Personal information
- Full name: Clint Jack Heron
- Born: 3 April 1979 (age 47) Salisbury, Rhodesia
- Height: 1.79 m (5 ft 10 in)
- Batting: Right-handed
- Bowling: Right-arm off break
- Relations: Jack Heron (father)

Domestic team information
- 2005/06–2006/07: Western Australia

Career statistics
| Competition | First-class |
| Matches | 6 |
| Runs scored | 307 |
| Batting average | 27.90 |
| 100s/50s | –/4 |
| Top score | 84 |
| Balls bowled | – |
| Wickets | – |
| Bowling average | – |
| 5 wickets in innings | – |
| 10 wickets in match | – |
| Best bowling | – |
| Catches/stumpings | 6/– |
- Source: Cricinfo, 22 September 2012

= Clint Heron =

Zimbabwean cricketer (born 1979)

Clint Jack Heron (born 3 April 1979 in Salisbury, Rhodesia) is a Zimbabwean cricketer, who played for Western Warriors.

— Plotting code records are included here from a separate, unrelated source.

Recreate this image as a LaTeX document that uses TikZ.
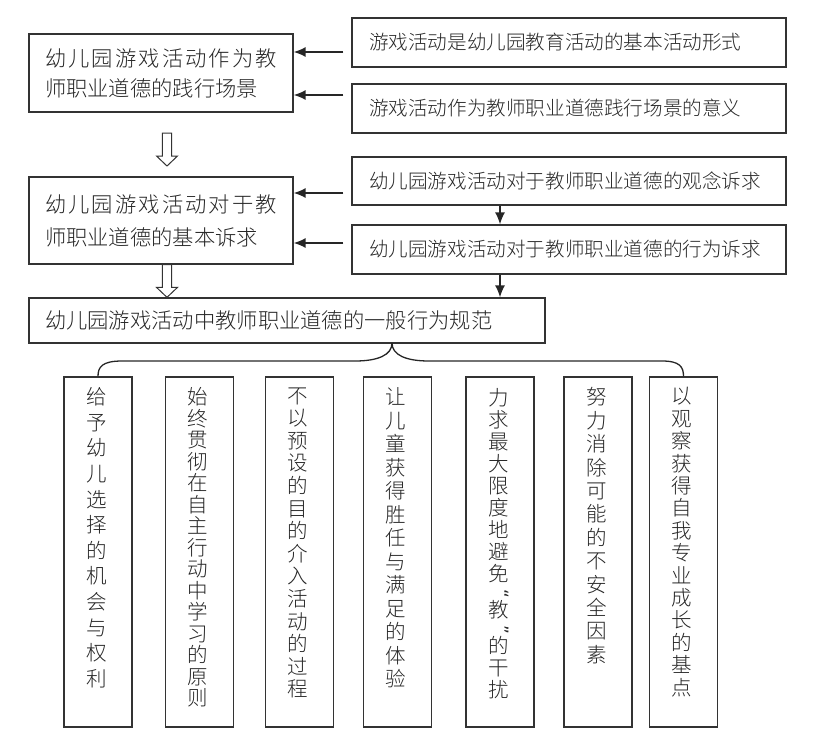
\documentclass[tikz,border=0pt]{standalone}
\usepackage{fontspec}
\setmainfont{Noto Sans CJK SC Light}
\newfontfamily\qfont{DejaVu Sans}
\usepackage{graphicx}
\usetikzlibrary{arrows.meta,calc}
\newcommand\qm[1]{\makebox[20pt][r]{\qfont\fontsize{17pt}{17pt}\selectfont\rotatebox[origin=c]{-90}{#1}}}
\newcommand\hollowarr[2]{\draw[hol] let \p1=(#1),\p2=(#2) in
  (\x1-4.7pt,\y1) -- (\x1-4.7pt,\y2+10pt) -- (\x1-10.5pt,\y2+10pt) -- (\x1,\y2)
  -- (\x1+10.5pt,\y2+10pt) -- (\x1+4.7pt,\y2+10pt) -- (\x1+4.7pt,\y1) -- cycle;}
\begin{document}
\begin{tikzpicture}[x=1pt,y=-1pt,
  box/.style={draw=black!80,line width=1.3pt,rectangle,inner ysep=0pt,text=black!85},
  rbox/.style={box,text width=400pt,inner xsep=17pt,minimum height=49pt,align=left,
    font=\fontsize{19.6pt}{24pt}\selectfont},
  lbox/.style={box,text width=232pt,inner xsep=16pt,align=left},
  vbox/.style={box,minimum width=68pt,minimum height=350pt,inner sep=0pt},
  vtext/.style={inner sep=0pt,align=center,anchor=north,text=black!85},
  arr/.style={draw=black!85,line width=1.4pt,-{Latex[length=12pt,width=10pt]}},
  hol/.style={draw=black!80,line width=1pt,fill=white},
  brace/.style={draw=black!85,line width=1.3pt}]
\useasboundingbox (0,0) rectangle (816,742);
% right column boxes
\node[rbox] (R1) at (569,42.5) {游戏活动是幼儿园教育活动的基本活动形式};
\node[rbox] (R2) at (569,108.5) {游戏活动作为教师职业道德践行场景的意义};
\node[rbox,minimum height=48pt] (R3) at (569,181) {幼儿园游戏活动对于教师职业道德的观念诉求};
\node[rbox] (R4) at (569,249.5) {幼儿园游戏活动对于教师职业道德的行为诉求};
% left column boxes
\node[lbox,minimum height=78pt,font=\fontsize{21.3pt}{30pt}\selectfont] (A) at (161,73)
  {\makebox[232pt][s]{幼\hfil 儿\hfil 园\hfil 游\hfil 戏\hfil 活\hfil 动\hfil 作\hfil 为\hfil 教}\\师职业道德的践行场景};
\node[lbox,minimum height=87pt,font=\fontsize{21.3pt}{33pt}\selectfont] (B) at (161,220.5)
  {\makebox[232pt][s]{幼\hfil 儿\hfil 园\hfil 游\hfil 戏\hfil 活\hfil 动\hfil 对\hfil 于\hfil 教}\\师职业道德的基本诉求};
\node[box,text width=484pt,inner xsep=16pt,minimum height=45pt,align=left,
  font=\fontsize{21.3pt}{26pt}\selectfont] (C) at (287,320.5)
  {幼儿园游戏活动中教师职业道德的一般行为规范};
% arrows into A and B
\coordinate (y1) at (0,52);
\coordinate (y2) at (0,95);
\coordinate (y3) at (0,193);
\coordinate (y4) at (0,243);
\coordinate (xa) at (500,0);
\draw[arr,shorten <=8pt] (R1.west |- y1) -- (A.east |- y1);
\draw[arr,shorten <=8pt] (R2.west |- y2) -- (A.east |- y2);
\draw[arr,shorten <=8pt] (R3.west |- y3) -- (B.east |- y3);
\draw[arr,shorten <=8pt] (R4.west |- y4) -- (B.east |- y4);
\draw[arr] (R3.south -| xa) -- (R4.north -| xa);
\draw[arr] (R4.south -| xa) -- (C.north -| xa);
% hollow arrows
\coordinate (h1s) at (167,133);
\coordinate (h1e) at (167,166);
\hollowarr{h1s}{h1e}
\hollowarr{B.south -| h1s}{C.north -| h1s}
% vertical boxes
\node[vbox] (v1) at (98,552) {};
\node[vbox] (v2) at (199.5,552) {};
\node[vbox] (v3) at (299.5,552) {};
\node[vbox] (v4) at (397.5,552) {};
\node[vbox] (v5) at (500,552) {};
\node[vbox] (v6) at (598,552) {};
\node[vbox] (v7) at (683.5,552) {};
\node[vtext,font=\fontsize{20.5pt}{25.6pt}\selectfont] (t1) at ($(v1.north)+(-1.5,11)$)
  {给\\予\\幼\\儿\\选\\择\\的\\机\\会\\与\\权\\利};
\node[vtext,font=\fontsize{20.5pt}{21.5pt}\selectfont] (t2) at ($(v2.north)+(-1.5,11)$)
  {始\\终\\贯\\彻\\在\\自\\主\\行\\动\\中\\学\\习\\的\\原\\则};
\node[vtext,font=\fontsize{20.5pt}{22.6pt}\selectfont] (t3) at ($(v3.north)+(-1.5,11)$)
  {不\\以\\预\\设\\的\\目\\的\\介\\入\\活\\动\\的\\过\\程};
\node[vtext,font=\fontsize{20.5pt}{23.5pt}\selectfont] (t4) at ($(v4.north)+(-1.5,11)$)
  {让\\儿\\童\\获\\得\\胜\\任\\与\\满\\足\\的\\体\\验};
\node[vtext,font=\fontsize{20.5pt}{22pt}\selectfont] (t5) at ($(v5.north)+(-1.5,12)$)
  {力\\求\\最\\大\\限\\度\\地\\避\\免\\[-4pt]\qm{“}\\[-4pt]教\\[-4pt]\qm{”}\\[-4pt]的\\干\\扰};
\node[vtext,font=\fontsize{20.5pt}{23.4pt}\selectfont] (t6) at ($(v6.north)+(-1.5,11)$)
  {努\\力\\消\\除\\可\\能\\的\\不\\安\\全\\因\\素};
\node[vtext,font=\fontsize{20.5pt}{22.4pt}\selectfont] (t7) at ($(v7.north)+(-1.5,11)$)
  {以\\观\\察\\获\\得\\自\\我\\专\\业\\成\\长\\的\\基\\点};
% brace
\coordinate (bt) at (392,343);
\draw[brace] (bt) .. controls (392,355) and (378,361) .. (355,361) -- (122,361)
  .. controls (102,361) and (98,367) .. (v1.north);
\draw[brace] (bt) .. controls (392,355) and (406,361) .. (429,361) -- (662,361)
  .. controls (680,361) and (683.5,367) .. (v7.north);
\end{tikzpicture}
\end{document}
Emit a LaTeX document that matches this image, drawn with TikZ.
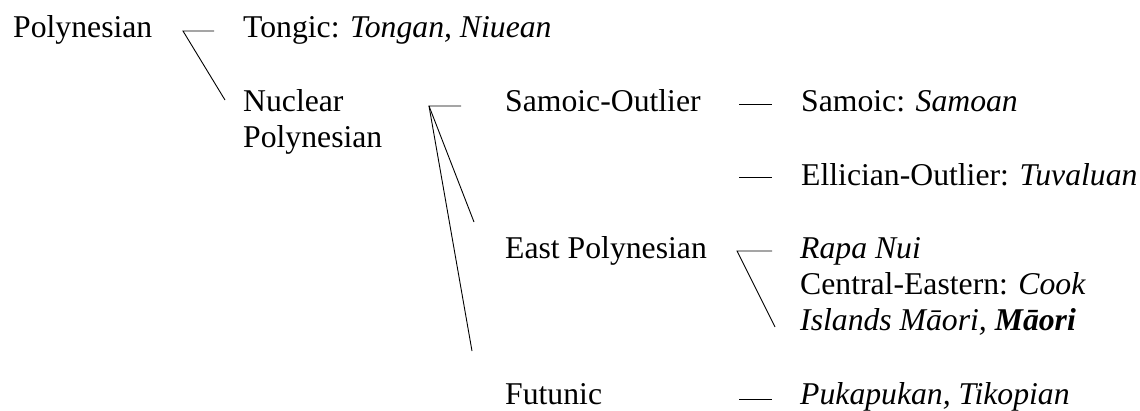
\documentclass[tikz,border=0pt]{standalone}
\usepackage{fontspec}
\setmainfont{Liberation Serif}
\begin{document}
\begin{tikzpicture}[x=1pt,y=-1pt,
  lbl/.style={anchor=base west,inner sep=0pt,font=\fontsize{31.7}{36}\selectfont},
  link/.style={line width=0.9pt,line cap=butt}]
\useasboundingbox (0,0) rectangle (1140,410);

% language labels
\node[lbl] (poly) at (13,37) {Polynesian};
\node[lbl] (tong) at (243,37) {Tongic: \textit{Tongan, Niuean}};
\node[lbl] (nuc1) at (243,111) {Nuclear};
\node[lbl] (nuc2) at (243,147) {Polynesian};
\node[lbl] (samout) at (505,111) {Samoic-Outlier};
\node[lbl] (samoic) at (801,111) {Samoic: \textit{Samoan}};
\node[lbl] (ellic) at (801,185) {Ellician-Outlier: \textit{Tuvaluan}};
\node[lbl] (eastp) at (505,258) {East Polynesian};
\node[lbl] (rapa) at (800,258) {\textit{Rapa Nui}};
\node[lbl] (ceast) at (800,294) {Central-Eastern: \textit{Cook}};
\node[lbl] (isl) at (800,330) {\textit{Islands Māori,} \textbf{\textit{Māori}}};
\node[lbl] (futu) at (505,404) {Futunic};
\node[lbl] (puka) at (800,404) {\textit{Pukapukan, Tikopian}};

% branch points and line ends
\coordinate (b1) at (183,31);
\coordinate (b1a) at (214,31);
\coordinate (b1b) at (225,100);
\coordinate (b2) at (429,106);
\coordinate (b2a) at (461,106);
\coordinate (b2b) at (474,222);
\coordinate (b2c) at (472,351);
\coordinate (s1) at (739,104);
\coordinate (s1a) at (772,104);
\coordinate (s2) at (739,177);
\coordinate (s2a) at (772,177);
\coordinate (b3) at (737,251);
\coordinate (b3a) at (772,251);
\coordinate (b3b) at (775,327);
\coordinate (f1) at (739,399);
\coordinate (f1a) at (772,399);

% tree branches
\draw[link] (b1a) -- (b1) -- (b1b);
\draw[link] (b2a) -- (b2) -- (b2b);
\draw[link] (b2) -- (b2c);
\draw[link] (s1) -- (s1a);
\draw[link] (s2) -- (s2a);
\draw[link] (b3a) -- (b3) -- (b3b);
\draw[link] (f1) -- (f1a);
\end{tikzpicture}
\end{document}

Heron, nicknamed Torus, is a right-handed batsman and bowls right arm off-break. On his first-class debut in November 2005 he scored 84 against Tasmania, this remains his highest score in first-class cricket. His father, Jack, played ODIs for Zimbabwe. He also played for the two Scarborough Cricket Club's, in both Northern & Southern Hemispheres.